Capital markets are a vital component of the financial system, serving as the backbone for long-term financing and investment. These markets facilitate the exchange of securities like stocks and bonds, enabling businesses, governments, and other institutions to raise the capital needed for growth and development. By providing a platform for buying and selling financial instruments, capital markets help allocate resources efficiently and support economic expansion.
One of the key functions of capital markets is to connect those who need capital, such as corporations and governments, with investors looking to generate returns. This includes both primary markets, where new securities are issued, and secondary markets, where existing securities are traded. The liquidity provided by these markets ensures that investors can buy or sell securities relatively easily, which in turn fosters confidence and stability in the financial system.

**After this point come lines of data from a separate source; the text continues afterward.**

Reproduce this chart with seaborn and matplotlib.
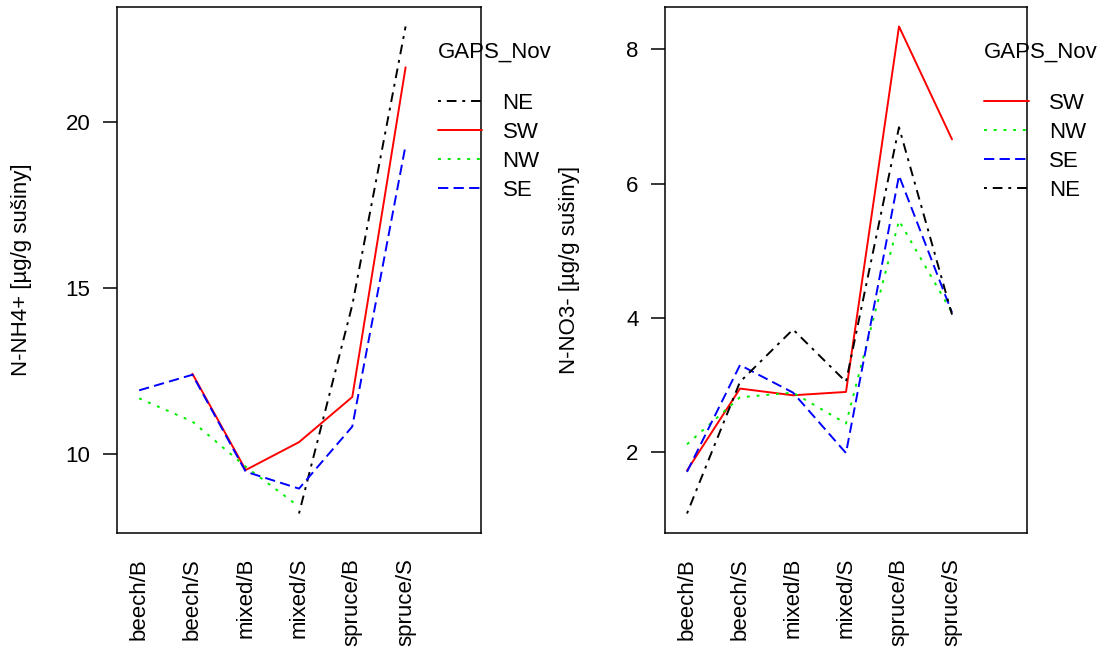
import numpy as np
import pandas as pd
import matplotlib
matplotlib.use("Agg")
import matplotlib.pyplot as plt
from matplotlib.lines import Line2D
import seaborn as sns

# ---------------- data ----------------
categories = ["beech/B", "beech/S", "mixed/B", "mixed/S", "spruce/B", "spruce/S"]
nan = np.nan

# N-NH4+ panel
nh4_NE = [nan, nan, nan, 8.20, 14.48, 22.87]
nh4_SW = [nan, 12.41, 9.51, 10.35, 11.71, 21.64]
nh4_NW = [11.67, 10.97, 9.61, 8.41, nan, nan]
nh4_SE = [11.91, 12.38, 9.46, 8.95, 10.82, 19.29]

# N-NO3- panel
no3_SW = [1.73, 2.95, 2.85, 2.90, 8.34, 6.66]
no3_NW = [2.12, 2.82, 2.89, 2.43, 5.45, 4.08]
no3_SE = [1.71, 3.30, 2.89, 1.99, 6.12, 4.08]
no3_NE = [1.09, 3.05, 3.83, 3.05, 6.84, 4.05]

legend_title = "GAPS_Nov"
ylabel_left = "N-NH4+ [µg/g sušiny]"
ylabel_right = "N-NO3- [µg/g sušiny]"
yticks_left = [10, 15, 20]
yticks_right = [2, 4, 6, 8]

# ---------------- styles ----------------
colors = {"SW": "#FF0000", "NW": "#00EE00", "SE": "#0000FF", "NE": "#000000"}
dashes = {"SW": "", "NW": (1.5, 3.5), "SE": (5.3, 2.7), "NE": (1.5, 3.0, 5.0, 3.0)}
LW = 1.4

sns.set_style("white")
plt.rcParams["font.family"] = ["Liberation Sans", "DejaVu Sans"]
plt.rcParams["font.size"] = 16
for k in ["text.color", "axes.labelcolor", "xtick.color", "ytick.color", "axes.edgecolor"]:
    plt.rcParams[k] = "black"

W, H = 1103, 657
fig = plt.figure(figsize=(W / 100, H / 100), dpi=100)

def px_axes(x0, x1, y0, y1):
    return fig.add_axes([x0 / W, (H - y1) / H, (x1 - x0) / W, (y1 - y0) / H])

panels = [
    (px_axes(117, 481, 7, 533), {"NE": nh4_NE, "SW": nh4_SW, "NW": nh4_NW, "SE": nh4_SE},
     ["NE", "SW", "NW", "SE"], ylabel_left, yticks_left, 364),
    (px_axes(665, 1027, 7, 533), {"SW": no3_SW, "NW": no3_NW, "SE": no3_SE, "NE": no3_NE},
     ["SW", "NW", "SE", "NE"], ylabel_right, yticks_right, 362),
]

pos = np.arange(1, len(categories) + 1)

for ax, series, order, ylabel, yticks, wpx in panels:
    frames = []
    for g, vals in series.items():
        frames.append(pd.DataFrame({"pos": pos, "value": vals, "gap": g}))
    df = pd.concat(frames, ignore_index=True).dropna()

    sns.lineplot(data=df, x="pos", y="value", hue="gap", style="gap",
                 palette=colors, dashes=dashes, estimator=None, sort=False,
                 legend=False, linewidth=LW, ax=ax)

    allv = df["value"].to_numpy()
    lo, hi = allv.min(), allv.max()
    r = hi - lo
    ax.set_ylim(lo - 0.04 * r, hi + 0.04 * r)
    ax.set_xlim(0.585, 7.415)

    ax.set_yticks(yticks)
    ax.set_yticklabels([str(t) for t in yticks])
    ax.set_xticks(pos)
    ax.set_xticklabels(categories, rotation=90)
    ax.tick_params(axis="y", left=True, length=10, width=1.1, direction="out",
                   pad=9, labelsize=16, colors="black")
    ax.tick_params(axis="x", bottom=True, length=0, pad=18, labelsize=16,
                   colors="black")

    for s in ax.spines.values():
        s.set_visible(True)
        s.set_color("black")
        s.set_linewidth(1.1)

    ax.set_xlabel("")
    ax.set_ylabel(ylabel, fontsize=16, color="black")
    ax.yaxis.set_label_coords(-85 / wpx, 0.5)

    # legend
    ax.text(0.881, 0.9145, legend_title, transform=ax.transAxes, ha="left",
            va="center", fontsize=16, color="black", clip_on=False)
    handles = []
    for g in order:
        h = Line2D([], [], color=colors[g], linewidth=LW)
        if dashes[g]:
            h.set_dashes(dashes[g])
        handles.append(h)
    leg = ax.legend(handles, order, loc="upper left", bbox_to_anchor=(0.882, 0.836),
                    frameon=False, borderpad=0, borderaxespad=0, handlelength=2.0,
                    handletextpad=0.9, labelspacing=0.35, fontsize=16)
    for t in leg.get_texts():
        t.set_color("black")

fig.savefig("out.png", dpi=100)
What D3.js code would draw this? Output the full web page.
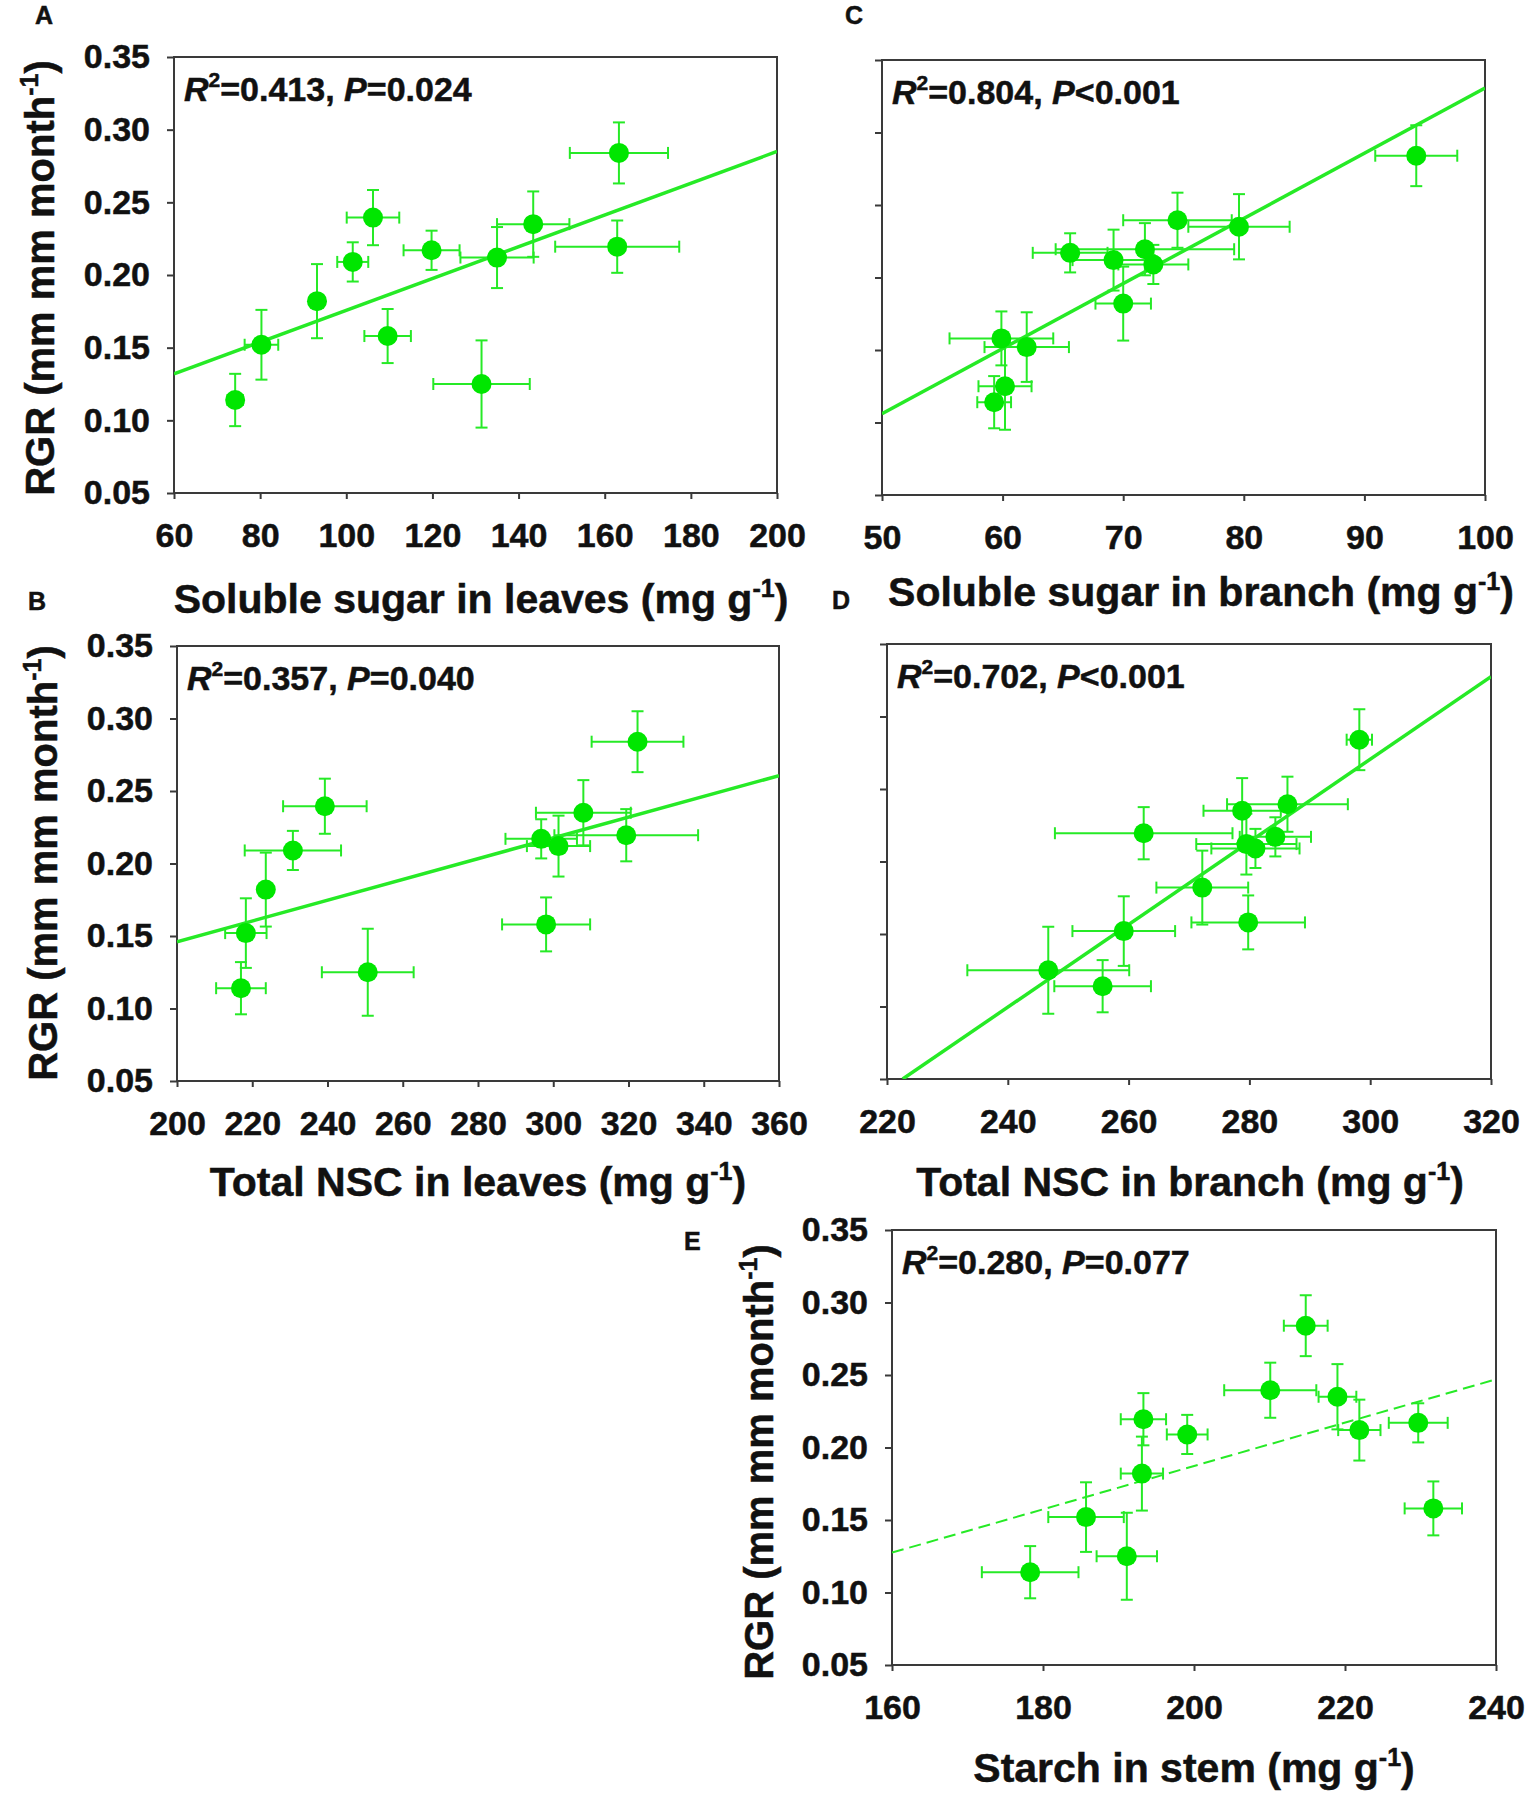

Capital markets are often divided into two main segments: equity markets and debt markets. Equity markets involve the buying and selling of shares, giving investors ownership stakes in companies. Debt markets, on the other hand, focus on bonds and other forms of debt, allowing entities to borrow money with the promise of future repayment. Both segments are essential for facilitating diverse forms of capital allocation and for offering investors a range of opportunities to manage risk and return.
The role of capital markets extends beyond financing. They also provide valuable signals about the health of economies and businesses. For instance, stock market performance is often seen as a leading indicator of economic trends, while bond yields can reflect investor sentiment about interest rates and inflation. Through these functions, capital markets play a critical role in shaping both national and global economic landscapes.